_Your goal_:
Return only the lines from the top of the data down to the one that holds "ax = fig.add_axes([0.136, 0.100, 0.844, 0.867])", both included, without any pictures.

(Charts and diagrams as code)
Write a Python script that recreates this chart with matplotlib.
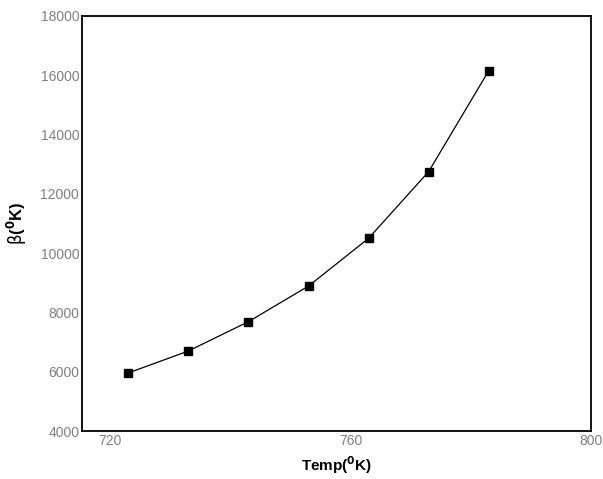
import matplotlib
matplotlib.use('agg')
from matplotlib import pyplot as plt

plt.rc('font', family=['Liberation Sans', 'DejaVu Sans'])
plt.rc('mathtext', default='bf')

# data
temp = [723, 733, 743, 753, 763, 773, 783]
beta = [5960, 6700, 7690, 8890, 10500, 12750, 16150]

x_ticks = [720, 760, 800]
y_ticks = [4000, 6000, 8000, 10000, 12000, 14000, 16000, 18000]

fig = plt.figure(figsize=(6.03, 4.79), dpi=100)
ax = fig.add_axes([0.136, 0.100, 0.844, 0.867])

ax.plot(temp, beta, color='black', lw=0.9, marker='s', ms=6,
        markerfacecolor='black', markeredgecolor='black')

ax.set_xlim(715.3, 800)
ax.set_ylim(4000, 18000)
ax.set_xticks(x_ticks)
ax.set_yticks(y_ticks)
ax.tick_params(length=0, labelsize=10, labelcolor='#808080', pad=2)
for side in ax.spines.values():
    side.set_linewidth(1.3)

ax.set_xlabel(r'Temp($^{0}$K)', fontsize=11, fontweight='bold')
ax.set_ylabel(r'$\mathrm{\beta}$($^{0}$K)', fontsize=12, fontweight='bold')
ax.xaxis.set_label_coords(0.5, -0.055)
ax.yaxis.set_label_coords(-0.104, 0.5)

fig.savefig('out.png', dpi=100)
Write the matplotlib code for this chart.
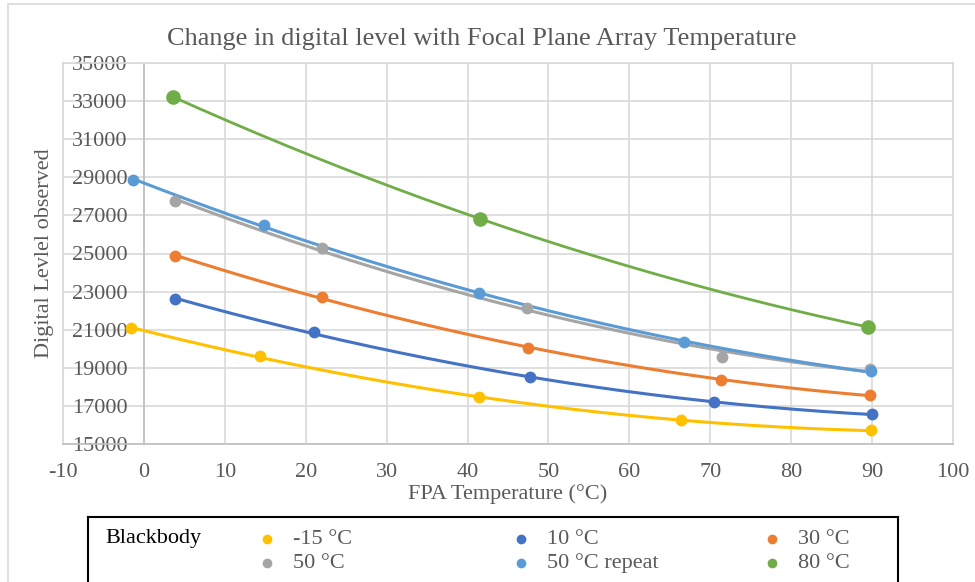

_Task response_:
Write a Python script that recreates this chart with matplotlib.
import matplotlib
matplotlib.use('agg')
from matplotlib import pyplot as plt

plt.rc('font', family=['Liberation Sans', 'DejaVu Sans'])
plt.rc('mathtext', default='bf')

# data
temp = [723, 733, 743, 753, 763, 773, 783]
beta = [5960, 6700, 7690, 8890, 10500, 12750, 16150]

x_ticks = [720, 760, 800]
y_ticks = [4000, 6000, 8000, 10000, 12000, 14000, 16000, 18000]

fig = plt.figure(figsize=(6.03, 4.79), dpi=100)
ax = fig.add_axes([0.136, 0.100, 0.844, 0.867])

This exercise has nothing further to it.